The last part is to configure the API Gateway service to proxy requests to your Lambda function. Go to API Gateway service in the AWS console and click “Get Started”. Select “New API” and give it a descriptive name.

AWS API Gateway Create New API

Now click “Actions”, then “Create Method”. Select POST in the drop-down and click the checkmark to confirm. Set “Integration type” to “Lambda function”, check “Use Lambda Proxy integration”, select the region where your function is located and enter the function name.

AWS API Gateway Add POST Method

Click “Save” to save the settings and then “OK” to create a trigger for the function. Now select "Actions"→"Deploy API“, select “New Stage”, give it a name (for example, “dev”, “test” or “prod”) and press “Deploy”.

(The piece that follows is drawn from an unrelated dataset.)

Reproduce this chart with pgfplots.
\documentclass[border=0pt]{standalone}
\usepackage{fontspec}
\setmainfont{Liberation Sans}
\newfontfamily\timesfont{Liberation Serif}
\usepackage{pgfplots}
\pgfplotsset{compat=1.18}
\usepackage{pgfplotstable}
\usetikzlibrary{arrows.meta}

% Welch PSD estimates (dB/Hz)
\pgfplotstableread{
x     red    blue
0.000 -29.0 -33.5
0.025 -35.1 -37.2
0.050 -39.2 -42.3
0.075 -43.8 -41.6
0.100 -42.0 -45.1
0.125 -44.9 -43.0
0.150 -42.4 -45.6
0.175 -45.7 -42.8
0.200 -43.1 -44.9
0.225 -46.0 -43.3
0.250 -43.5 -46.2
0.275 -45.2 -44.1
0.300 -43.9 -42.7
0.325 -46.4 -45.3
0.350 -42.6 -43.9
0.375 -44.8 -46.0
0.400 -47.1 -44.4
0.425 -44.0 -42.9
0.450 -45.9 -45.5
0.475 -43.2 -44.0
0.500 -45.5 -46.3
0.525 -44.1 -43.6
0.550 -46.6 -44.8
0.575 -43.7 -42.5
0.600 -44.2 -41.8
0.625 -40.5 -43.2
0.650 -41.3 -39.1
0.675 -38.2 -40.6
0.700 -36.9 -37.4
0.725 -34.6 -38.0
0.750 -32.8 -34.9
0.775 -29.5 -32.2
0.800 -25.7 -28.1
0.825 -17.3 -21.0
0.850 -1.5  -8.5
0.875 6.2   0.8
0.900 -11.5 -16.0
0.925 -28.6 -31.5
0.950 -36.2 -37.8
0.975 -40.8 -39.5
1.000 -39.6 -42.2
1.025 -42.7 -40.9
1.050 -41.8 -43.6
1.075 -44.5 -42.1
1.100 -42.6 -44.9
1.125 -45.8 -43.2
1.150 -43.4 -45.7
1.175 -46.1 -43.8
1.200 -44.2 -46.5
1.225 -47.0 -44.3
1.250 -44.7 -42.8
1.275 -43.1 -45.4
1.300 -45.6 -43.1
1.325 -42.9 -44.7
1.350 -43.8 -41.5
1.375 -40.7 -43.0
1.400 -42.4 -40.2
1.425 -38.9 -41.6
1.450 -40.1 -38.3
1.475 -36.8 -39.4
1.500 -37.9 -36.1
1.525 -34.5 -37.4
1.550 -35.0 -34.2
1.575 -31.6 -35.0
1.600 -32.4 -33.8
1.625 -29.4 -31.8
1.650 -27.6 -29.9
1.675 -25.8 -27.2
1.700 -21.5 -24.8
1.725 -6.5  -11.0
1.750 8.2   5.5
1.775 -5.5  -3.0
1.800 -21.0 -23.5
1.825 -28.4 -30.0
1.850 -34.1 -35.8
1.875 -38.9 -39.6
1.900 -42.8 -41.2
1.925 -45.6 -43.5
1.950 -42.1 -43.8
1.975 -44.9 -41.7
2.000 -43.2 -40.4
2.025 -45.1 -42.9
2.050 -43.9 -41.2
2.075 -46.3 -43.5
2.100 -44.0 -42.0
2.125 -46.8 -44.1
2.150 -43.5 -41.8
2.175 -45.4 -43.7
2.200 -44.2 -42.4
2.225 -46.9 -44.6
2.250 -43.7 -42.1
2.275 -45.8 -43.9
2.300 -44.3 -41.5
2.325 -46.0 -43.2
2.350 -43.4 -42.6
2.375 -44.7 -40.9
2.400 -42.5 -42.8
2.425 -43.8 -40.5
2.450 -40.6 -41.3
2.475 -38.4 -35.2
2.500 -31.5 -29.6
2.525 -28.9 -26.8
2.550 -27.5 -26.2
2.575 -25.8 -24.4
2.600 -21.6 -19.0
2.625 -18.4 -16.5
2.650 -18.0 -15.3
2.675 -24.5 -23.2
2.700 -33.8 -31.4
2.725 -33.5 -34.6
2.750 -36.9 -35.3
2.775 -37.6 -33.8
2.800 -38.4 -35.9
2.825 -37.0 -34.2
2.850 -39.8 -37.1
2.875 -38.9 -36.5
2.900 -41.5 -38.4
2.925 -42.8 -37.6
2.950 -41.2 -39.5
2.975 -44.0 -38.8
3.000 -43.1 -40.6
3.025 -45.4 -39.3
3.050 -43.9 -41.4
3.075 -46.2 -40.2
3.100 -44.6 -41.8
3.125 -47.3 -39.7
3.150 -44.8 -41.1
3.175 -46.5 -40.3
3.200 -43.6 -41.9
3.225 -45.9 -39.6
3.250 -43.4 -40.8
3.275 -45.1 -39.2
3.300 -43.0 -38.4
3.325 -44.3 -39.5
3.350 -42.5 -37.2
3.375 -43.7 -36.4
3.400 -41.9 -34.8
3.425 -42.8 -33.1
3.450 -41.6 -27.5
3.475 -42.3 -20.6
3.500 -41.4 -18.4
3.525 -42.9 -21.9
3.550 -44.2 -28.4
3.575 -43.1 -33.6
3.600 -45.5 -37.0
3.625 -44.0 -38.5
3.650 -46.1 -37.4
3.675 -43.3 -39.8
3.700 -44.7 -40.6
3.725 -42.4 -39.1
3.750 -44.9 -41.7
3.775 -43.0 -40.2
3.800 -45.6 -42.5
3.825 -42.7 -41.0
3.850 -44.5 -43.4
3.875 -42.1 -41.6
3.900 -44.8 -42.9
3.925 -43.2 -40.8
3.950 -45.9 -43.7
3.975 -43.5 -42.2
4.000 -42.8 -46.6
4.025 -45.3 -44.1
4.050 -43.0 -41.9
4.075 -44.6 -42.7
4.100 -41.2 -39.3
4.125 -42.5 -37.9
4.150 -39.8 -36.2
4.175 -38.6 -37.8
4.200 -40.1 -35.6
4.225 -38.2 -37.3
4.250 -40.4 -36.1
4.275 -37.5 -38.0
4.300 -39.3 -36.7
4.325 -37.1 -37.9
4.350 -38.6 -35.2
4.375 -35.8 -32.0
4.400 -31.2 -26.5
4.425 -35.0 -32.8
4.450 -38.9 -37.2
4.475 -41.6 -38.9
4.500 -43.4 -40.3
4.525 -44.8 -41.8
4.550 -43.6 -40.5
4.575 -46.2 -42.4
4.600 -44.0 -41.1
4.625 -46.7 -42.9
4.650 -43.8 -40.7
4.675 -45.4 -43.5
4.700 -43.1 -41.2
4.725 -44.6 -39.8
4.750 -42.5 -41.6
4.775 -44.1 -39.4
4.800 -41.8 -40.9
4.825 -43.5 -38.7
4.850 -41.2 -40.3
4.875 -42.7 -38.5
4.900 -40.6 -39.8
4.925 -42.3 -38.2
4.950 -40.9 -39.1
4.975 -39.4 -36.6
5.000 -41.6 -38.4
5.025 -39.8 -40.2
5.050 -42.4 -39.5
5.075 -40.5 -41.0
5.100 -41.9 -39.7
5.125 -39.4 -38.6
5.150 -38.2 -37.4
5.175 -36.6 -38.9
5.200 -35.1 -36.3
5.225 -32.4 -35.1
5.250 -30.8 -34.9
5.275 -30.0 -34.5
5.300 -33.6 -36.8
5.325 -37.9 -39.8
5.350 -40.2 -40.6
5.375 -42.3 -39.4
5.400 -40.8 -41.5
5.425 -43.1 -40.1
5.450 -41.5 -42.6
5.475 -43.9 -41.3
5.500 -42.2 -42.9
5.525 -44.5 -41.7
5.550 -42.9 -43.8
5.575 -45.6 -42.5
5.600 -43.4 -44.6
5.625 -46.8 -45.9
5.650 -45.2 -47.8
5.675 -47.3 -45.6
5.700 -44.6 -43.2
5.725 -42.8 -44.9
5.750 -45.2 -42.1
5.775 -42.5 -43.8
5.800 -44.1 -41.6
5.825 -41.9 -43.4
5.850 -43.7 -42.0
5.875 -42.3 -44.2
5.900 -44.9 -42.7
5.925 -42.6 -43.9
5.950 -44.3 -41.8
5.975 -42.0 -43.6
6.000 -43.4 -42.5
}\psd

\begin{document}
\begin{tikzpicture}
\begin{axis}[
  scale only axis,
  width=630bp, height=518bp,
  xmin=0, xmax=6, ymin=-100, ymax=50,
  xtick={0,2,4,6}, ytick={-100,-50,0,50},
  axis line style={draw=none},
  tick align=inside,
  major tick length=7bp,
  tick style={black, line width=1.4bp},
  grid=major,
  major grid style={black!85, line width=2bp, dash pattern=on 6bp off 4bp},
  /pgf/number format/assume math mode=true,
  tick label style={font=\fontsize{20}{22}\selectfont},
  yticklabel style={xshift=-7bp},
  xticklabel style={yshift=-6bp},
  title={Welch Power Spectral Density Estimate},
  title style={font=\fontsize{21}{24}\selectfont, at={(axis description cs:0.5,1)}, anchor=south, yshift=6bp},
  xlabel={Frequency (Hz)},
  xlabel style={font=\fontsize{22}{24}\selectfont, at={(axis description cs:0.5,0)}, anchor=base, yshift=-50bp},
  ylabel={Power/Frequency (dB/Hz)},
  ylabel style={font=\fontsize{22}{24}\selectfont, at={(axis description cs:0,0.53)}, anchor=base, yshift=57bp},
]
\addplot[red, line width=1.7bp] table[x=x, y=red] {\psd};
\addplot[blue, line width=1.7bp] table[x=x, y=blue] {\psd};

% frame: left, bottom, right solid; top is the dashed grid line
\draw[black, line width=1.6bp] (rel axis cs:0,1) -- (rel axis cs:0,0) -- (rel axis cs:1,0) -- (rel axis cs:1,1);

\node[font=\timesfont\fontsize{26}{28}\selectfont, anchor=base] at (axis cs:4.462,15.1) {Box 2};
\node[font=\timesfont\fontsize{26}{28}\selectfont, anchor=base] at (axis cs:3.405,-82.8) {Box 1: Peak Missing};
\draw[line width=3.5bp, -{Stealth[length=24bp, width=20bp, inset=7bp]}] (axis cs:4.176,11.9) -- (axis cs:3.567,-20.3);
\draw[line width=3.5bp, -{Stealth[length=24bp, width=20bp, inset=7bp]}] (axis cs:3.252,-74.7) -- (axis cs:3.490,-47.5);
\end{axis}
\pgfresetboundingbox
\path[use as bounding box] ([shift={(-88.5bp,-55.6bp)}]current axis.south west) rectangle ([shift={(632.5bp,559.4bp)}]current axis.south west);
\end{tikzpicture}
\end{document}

AWS API Gateway Deploy API

You will see the stage URL that you now need to paste into the action-xhr parameter in your form in the HTML code.

AWS API Gateway Stage URL

Conclusion

The current trend to provide the mobile users with light and fast web experience is likely to stay, and so is AMP. One can argue that AMP is too strict and too Google-oriented, but more and more publishers adopt the technology to keep their SEO in a good shape. As the technology matures, more readily available components will appear. However, for now, developers need to have a way of overcoming the limitations without hurting the performance. Creating such middle-men to “proxy” requests to the services that do not provide AMP components and don’t support required CORS settings is an important step to keep your AMP pages interactive and useful.

Although the AMP documentation is good and straightforward, we feel that it lacks implementation examples. The purpose of this article is to give an overview and a starting point for developers who wish to implement a backend for their AMP pages on AWS infrastructure in the easiest way.